RECORDS FOR THE TASK ::
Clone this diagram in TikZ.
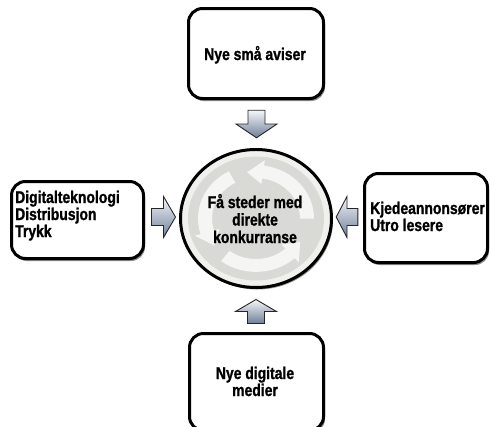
\documentclass[tikz,border=0pt]{standalone}
\usepackage{fontspec}
\newfontfamily\labfont{Liberation Sans}[FakeStretch=0.82, FakeBold=1.2]
\usetikzlibrary{shapes.geometric,shadows}
\definecolor{arrowdark}{HTML}{6F7E98}
\definecolor{arrowlight}{HTML}{F4F7FB}
\definecolor{discgray}{HTML}{D9D9D5}
\definecolor{rimgray}{HTML}{F0F0ED}
\tikzset{
  box/.style={draw=black, line width=3pt, rounded corners=14pt, fill=white, inner sep=0pt,
    drop shadow={shadow xshift=1.5pt, shadow yshift=-2.5pt, opacity=0.45, fill=black}},
  lbl/.style={font=\labfont\bfseries\fontsize{17}{18}\selectfont, inner sep=0pt, text=black},
  blockarrow/.pic={
    \shade[draw=black!85, line width=0.9pt, line join=miter,
      top color=arrowlight, middle color=white, bottom color=arrowdark]
      (-12,-8.5) -- (0,-8.5) -- (0,-20.5) -- (12,0) -- (0,20.5) -- (0,8.5) -- (-12,8.5) -- cycle;
  }
}
\begin{document}
\begin{tikzpicture}[x=1pt,y=-1pt]
\clip (0,0) rectangle (490,426);
\fill[white] (0,0) rectangle (490,426);

% boxes
\node[box, minimum width=135pt, minimum height=90pt] (topbox) at (256,53.5) {};
\node[box, minimum width=132pt, minimum height=77pt] (leftbox) at (77.5,220) {};
\node[box, minimum width=123pt, minimum height=89pt] (rightbox) at (426,218) {};
\node[box, minimum width=134pt, minimum height=97pt] (bottombox) at (256.5,382) {};

% hub
\node[ellipse, draw=black, line width=3pt, fill=rimgray, minimum width=151pt, minimum height=138pt,
  inner sep=0pt, drop shadow={shadow xshift=1.5pt, shadow yshift=-2pt, opacity=0.4, fill=black}] (hub) at (256,218.5) {};
\fill[discgray] (hub.center) ellipse [x radius=68, y radius=62];
\begin{scope}[shift={(hub.center)}, yscale=-0.92]
  \foreach \s/\b/\t in {0/82/100, 118/197/215, 233/312/330}{
    \fill[white, opacity=0.75] (\s:58) arc[start angle=\s, end angle=\b, radius=58]
      -- (\b:64) -- (\t:51) -- (\b:38) -- (\b:44)
      arc[start angle=\b, end angle=\s, radius=44] -- cycle;
  }
\end{scope}

% texts
\node[lbl, anchor=base] (t1) at (255,60) {Nye små aviser};

\node[lbl, anchor=base] (h1) at (255,208) {Få steder med};
\node[lbl, anchor=base] (h2) at (255,225.5) {direkte};
\node[lbl, anchor=base] (h3) at (255,243) {konkurranse};

\node[lbl, anchor=base west] (l1) at (15,203) {Digitalteknologi};
\node[lbl, anchor=base west] (l2) at (15,220) {Distribusjon};
\node[lbl, anchor=base west] (l3) at (15,237) {Trykk};

\node[lbl, anchor=base west] (r1) at (370,214) {Kjedeannonsører};
\node[lbl, anchor=base west] (r2) at (370,231) {Utro lesere};

\node[lbl, anchor=base] (b1) at (255,379) {Nye digitale};
\node[lbl, anchor=base] (b2) at (255,396) {medier};

% block arrows
\pic[rotate=-90, xscale=1.15] (arrowtop) at (256.5,124) {blockarrow};
\pic (arrowleft) at (163.5,217) {blockarrow};
\pic[rotate=180, xscale=0.9] (arrowright) at (347,217) {blockarrow};
\pic[rotate=90] (arrowbottom) at (256,311.5) {blockarrow};
\end{tikzpicture}
\end{document}
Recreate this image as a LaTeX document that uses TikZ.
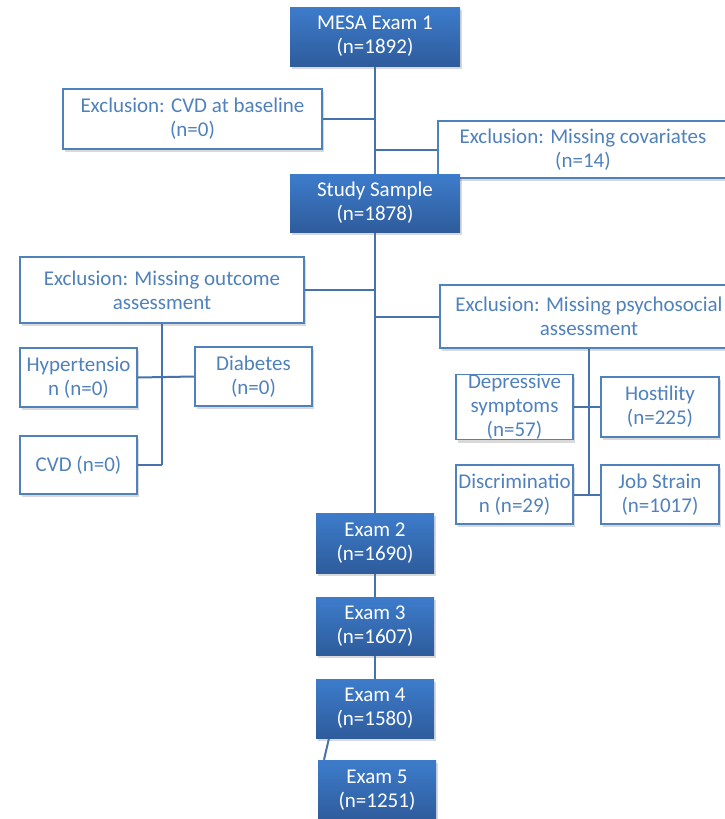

THE EXERCISE ::
Find each line that has the word "this", then copy it out.

THE RESULT ::
Clone this diagram in TikZ.
Recreate this image as a LaTeX document that uses TikZ.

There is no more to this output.